--- Do this ---
Every record that follows should be printed verbatim.

(Figure scripts)
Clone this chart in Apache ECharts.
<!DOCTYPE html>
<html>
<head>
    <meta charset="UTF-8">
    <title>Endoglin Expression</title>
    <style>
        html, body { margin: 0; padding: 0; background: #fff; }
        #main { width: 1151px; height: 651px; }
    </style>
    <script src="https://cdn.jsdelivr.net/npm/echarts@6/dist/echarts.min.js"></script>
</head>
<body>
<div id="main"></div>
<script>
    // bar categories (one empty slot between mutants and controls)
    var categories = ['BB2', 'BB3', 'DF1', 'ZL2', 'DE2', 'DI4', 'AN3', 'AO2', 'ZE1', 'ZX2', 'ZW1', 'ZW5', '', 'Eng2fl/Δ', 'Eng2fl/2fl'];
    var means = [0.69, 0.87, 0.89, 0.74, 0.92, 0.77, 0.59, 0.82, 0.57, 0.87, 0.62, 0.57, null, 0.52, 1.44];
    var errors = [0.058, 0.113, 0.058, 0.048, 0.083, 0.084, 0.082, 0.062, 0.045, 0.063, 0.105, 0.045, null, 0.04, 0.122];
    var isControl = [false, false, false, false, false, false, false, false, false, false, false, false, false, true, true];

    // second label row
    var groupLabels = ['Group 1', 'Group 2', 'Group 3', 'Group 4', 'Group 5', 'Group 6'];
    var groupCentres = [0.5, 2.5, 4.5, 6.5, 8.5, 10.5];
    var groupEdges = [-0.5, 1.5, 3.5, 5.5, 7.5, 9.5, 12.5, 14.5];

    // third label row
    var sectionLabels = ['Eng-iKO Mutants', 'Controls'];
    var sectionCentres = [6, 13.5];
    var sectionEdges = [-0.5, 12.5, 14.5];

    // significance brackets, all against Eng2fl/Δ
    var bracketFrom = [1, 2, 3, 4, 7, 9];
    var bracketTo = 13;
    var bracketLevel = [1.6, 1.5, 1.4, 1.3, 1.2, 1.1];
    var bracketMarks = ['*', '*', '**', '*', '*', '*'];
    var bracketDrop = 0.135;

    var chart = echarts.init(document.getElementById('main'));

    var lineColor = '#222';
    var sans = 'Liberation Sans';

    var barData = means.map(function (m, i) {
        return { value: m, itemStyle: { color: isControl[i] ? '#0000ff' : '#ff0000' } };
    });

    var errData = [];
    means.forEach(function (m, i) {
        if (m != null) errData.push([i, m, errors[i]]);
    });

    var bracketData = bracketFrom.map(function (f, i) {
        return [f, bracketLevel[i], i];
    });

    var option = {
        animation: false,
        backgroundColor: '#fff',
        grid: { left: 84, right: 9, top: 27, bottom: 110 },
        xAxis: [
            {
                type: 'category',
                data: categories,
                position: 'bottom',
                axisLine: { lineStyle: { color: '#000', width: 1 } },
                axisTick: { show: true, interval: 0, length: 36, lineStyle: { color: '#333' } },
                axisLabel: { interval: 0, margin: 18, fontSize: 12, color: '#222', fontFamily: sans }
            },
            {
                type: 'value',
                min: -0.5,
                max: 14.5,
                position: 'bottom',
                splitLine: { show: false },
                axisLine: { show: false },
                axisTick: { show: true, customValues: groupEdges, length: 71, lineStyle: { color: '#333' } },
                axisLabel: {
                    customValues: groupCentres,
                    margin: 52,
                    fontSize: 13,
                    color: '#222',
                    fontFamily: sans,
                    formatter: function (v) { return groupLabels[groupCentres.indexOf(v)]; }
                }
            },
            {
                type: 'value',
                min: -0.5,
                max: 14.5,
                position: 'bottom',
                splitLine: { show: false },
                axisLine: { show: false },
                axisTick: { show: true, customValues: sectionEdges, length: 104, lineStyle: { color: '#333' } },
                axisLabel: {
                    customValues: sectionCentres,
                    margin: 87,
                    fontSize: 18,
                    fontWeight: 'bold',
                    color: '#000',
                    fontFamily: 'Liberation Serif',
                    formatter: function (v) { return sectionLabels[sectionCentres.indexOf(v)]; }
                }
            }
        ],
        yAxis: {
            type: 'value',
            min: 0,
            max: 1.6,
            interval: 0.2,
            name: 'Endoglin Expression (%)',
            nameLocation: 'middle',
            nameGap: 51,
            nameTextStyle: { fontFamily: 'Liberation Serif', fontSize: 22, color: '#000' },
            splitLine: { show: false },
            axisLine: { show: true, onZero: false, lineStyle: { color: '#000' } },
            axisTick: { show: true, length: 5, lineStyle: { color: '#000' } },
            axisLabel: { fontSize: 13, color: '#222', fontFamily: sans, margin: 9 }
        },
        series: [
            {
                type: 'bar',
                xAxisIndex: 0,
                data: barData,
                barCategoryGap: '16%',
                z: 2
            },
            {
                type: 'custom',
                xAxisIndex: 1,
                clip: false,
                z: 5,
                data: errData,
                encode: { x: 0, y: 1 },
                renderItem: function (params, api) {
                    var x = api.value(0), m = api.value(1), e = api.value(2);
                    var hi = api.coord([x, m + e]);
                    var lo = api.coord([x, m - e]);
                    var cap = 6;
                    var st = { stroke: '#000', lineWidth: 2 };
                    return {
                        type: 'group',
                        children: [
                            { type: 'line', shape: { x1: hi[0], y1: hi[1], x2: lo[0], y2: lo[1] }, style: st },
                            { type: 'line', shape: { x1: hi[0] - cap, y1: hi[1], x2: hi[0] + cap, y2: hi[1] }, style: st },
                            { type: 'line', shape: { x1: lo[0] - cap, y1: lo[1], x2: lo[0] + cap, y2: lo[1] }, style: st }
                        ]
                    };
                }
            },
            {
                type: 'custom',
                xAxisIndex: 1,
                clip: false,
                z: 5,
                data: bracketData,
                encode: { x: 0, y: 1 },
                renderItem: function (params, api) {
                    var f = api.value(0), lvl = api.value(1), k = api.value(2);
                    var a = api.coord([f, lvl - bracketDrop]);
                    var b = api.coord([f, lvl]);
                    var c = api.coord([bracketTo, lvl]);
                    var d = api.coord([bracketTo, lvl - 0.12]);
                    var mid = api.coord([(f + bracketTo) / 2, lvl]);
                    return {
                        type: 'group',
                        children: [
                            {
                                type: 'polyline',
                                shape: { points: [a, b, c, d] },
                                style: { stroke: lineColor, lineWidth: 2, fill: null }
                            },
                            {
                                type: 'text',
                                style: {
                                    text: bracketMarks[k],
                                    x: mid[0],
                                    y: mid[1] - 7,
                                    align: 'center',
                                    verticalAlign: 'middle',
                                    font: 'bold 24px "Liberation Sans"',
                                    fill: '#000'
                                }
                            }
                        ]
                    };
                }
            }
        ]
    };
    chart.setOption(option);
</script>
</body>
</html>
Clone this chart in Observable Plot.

--- Answer to the exercise ---
Clone this chart in Apache ECharts.
<!DOCTYPE html>
<html>
<head>
    <meta charset="UTF-8">
    <title>Endoglin Expression</title>
    <style>
        html, body { margin: 0; padding: 0; background: #fff; }
        #main { width: 1151px; height: 651px; }
    </style>
    <script src="https://cdn.jsdelivr.net/npm/echarts@6/dist/echarts.min.js"></script>
</head>
<body>
<div id="main"></div>
<script>
    // bar categories (one empty slot between mutants and controls)
    var categories = ['BB2', 'BB3', 'DF1', 'ZL2', 'DE2', 'DI4', 'AN3', 'AO2', 'ZE1', 'ZX2', 'ZW1', 'ZW5', '', 'Eng2fl/Δ', 'Eng2fl/2fl'];
    var means = [0.69, 0.87, 0.89, 0.74, 0.92, 0.77, 0.59, 0.82, 0.57, 0.87, 0.62, 0.57, null, 0.52, 1.44];
    var errors = [0.058, 0.113, 0.058, 0.048, 0.083, 0.084, 0.082, 0.062, 0.045, 0.063, 0.105, 0.045, null, 0.04, 0.122];
    var isControl = [false, false, false, false, false, false, false, false, false, false, false, false, false, true, true];

    // second label row
    var groupLabels = ['Group 1', 'Group 2', 'Group 3', 'Group 4', 'Group 5', 'Group 6'];
    var groupCentres = [0.5, 2.5, 4.5, 6.5, 8.5, 10.5];
    var groupEdges = [-0.5, 1.5, 3.5, 5.5, 7.5, 9.5, 12.5, 14.5];

    // third label row
    var sectionLabels = ['Eng-iKO Mutants', 'Controls'];
    var sectionCentres = [6, 13.5];
    var sectionEdges = [-0.5, 12.5, 14.5];

    // significance brackets, all against Eng2fl/Δ
    var bracketFrom = [1, 2, 3, 4, 7, 9];
    var bracketTo = 13;
    var bracketLevel = [1.6, 1.5, 1.4, 1.3, 1.2, 1.1];
    var bracketMarks = ['*', '*', '**', '*', '*', '*'];
    var bracketDrop = 0.135;

    var chart = echarts.init(document.getElementById('main'));

    var lineColor = '#222';
    var sans = 'Liberation Sans';

    var barData = means.map(function (m, i) {
        return { value: m, itemStyle: { color: isControl[i] ? '#0000ff' : '#ff0000' } };
    });

    var errData = [];
    means.forEach(function (m, i) {
        if (m != null) errData.push([i, m, errors[i]]);
    });

    var bracketData = bracketFrom.map(function (f, i) {
        return [f, bracketLevel[i], i];
    });

    var option = {
        animation: false,
        backgroundColor: '#fff',
        grid: { left: 84, right: 9, top: 27, bottom: 110 },
        xAxis: [
            {
                type: 'category',
                data: categories,
                position: 'bottom',
                axisLine: { lineStyle: { color: '#000', width: 1 } },
                axisTick: { show: true, interval: 0, length: 36, lineStyle: { color: '#333' } },
                axisLabel: { interval: 0, margin: 18, fontSize: 12, color: '#222', fontFamily: sans }
            },
            {
                type: 'value',
                min: -0.5,
                max: 14.5,
                position: 'bottom',
                splitLine: { show: false },
                axisLine: { show: false },
                axisTick: { show: true, customValues: groupEdges, length: 71, lineStyle: { color: '#333' } },
                axisLabel: {
                    customValues: groupCentres,
                    margin: 52,
                    fontSize: 13,
                    color: '#222',
                    fontFamily: sans,
                    formatter: function (v) { return groupLabels[groupCentres.indexOf(v)]; }
                }
            },
            {
                type: 'value',
                min: -0.5,
                max: 14.5,
                position: 'bottom',
                splitLine: { show: false },
                axisLine: { show: false },
                axisTick: { show: true, customValues: sectionEdges, length: 104, lineStyle: { color: '#333' } },
                axisLabel: {
                    customValues: sectionCentres,
                    margin: 87,
                    fontSize: 18,
                    fontWeight: 'bold',
                    color: '#000',
                    fontFamily: 'Liberation Serif',
                    formatter: function (v) { return sectionLabels[sectionCentres.indexOf(v)]; }
                }
            }
        ],
        yAxis: {
            type: 'value',
            min: 0,
            max: 1.6,
            interval: 0.2,
            name: 'Endoglin Expression (%)',
            nameLocation: 'middle',
            nameGap: 51,
            nameTextStyle: { fontFamily: 'Liberation Serif', fontSize: 22, color: '#000' },
            splitLine: { show: false },
            axisLine: { show: true, onZero: false, lineStyle: { color: '#000' } },
            axisTick: { show: true, length: 5, lineStyle: { color: '#000' } },
            axisLabel: { fontSize: 13, color: '#222', fontFamily: sans, margin: 9 }
        },
        series: [
            {
                type: 'bar',
                xAxisIndex: 0,
                data: barData,
                barCategoryGap: '16%',
                z: 2
            },
            {
                type: 'custom',
                xAxisIndex: 1,
                clip: false,
                z: 5,
                data: errData,
                encode: { x: 0, y: 1 },
                renderItem: function (params, api) {
                    var x = api.value(0), m = api.value(1), e = api.value(2);
                    var hi = api.coord([x, m + e]);
                    var lo = api.coord([x, m - e]);
                    var cap = 6;
                    var st = { stroke: '#000', lineWidth: 2 };
                    return {
                        type: 'group',
                        children: [
                            { type: 'line', shape: { x1: hi[0], y1: hi[1], x2: lo[0], y2: lo[1] }, style: st },
                            { type: 'line', shape: { x1: hi[0] - cap, y1: hi[1], x2: hi[0] + cap, y2: hi[1] }, style: st },
                            { type: 'line', shape: { x1: lo[0] - cap, y1: lo[1], x2: lo[0] + cap, y2: lo[1] }, style: st }
                        ]
                    };
                }
            },
            {
                type: 'custom',
                xAxisIndex: 1,
                clip: false,
                z: 5,
                data: bracketData,
                encode: { x: 0, y: 1 },
                renderItem: function (params, api) {
                    var f = api.value(0), lvl = api.value(1), k = api.value(2);
                    var a = api.coord([f, lvl - bracketDrop]);
                    var b = api.coord([f, lvl]);
                    var c = api.coord([bracketTo, lvl]);
                    var d = api.coord([bracketTo, lvl - 0.12]);
                    var mid = api.coord([(f + bracketTo) / 2, lvl]);
                    return {
                        type: 'group',
                        children: [
                            {
                                type: 'polyline',
                                shape: { points: [a, b, c, d] },
                                style: { stroke: lineColor, lineWidth: 2, fill: null }
                            },
                            {
                                type: 'text',
                                style: {
                                    text: bracketMarks[k],
                                    x: mid[0],
                                    y: mid[1] - 7,
                                    align: 'center',
                                    verticalAlign: 'middle',
                                    font: 'bold 24px "Liberation Sans"',
                                    fill: '#000'
                                }
                            }
                        ]
                    };
                }
            }
        ]
    };
    chart.setOption(option);
</script>
</body>
</html>
Clone this chart in Observable Plot.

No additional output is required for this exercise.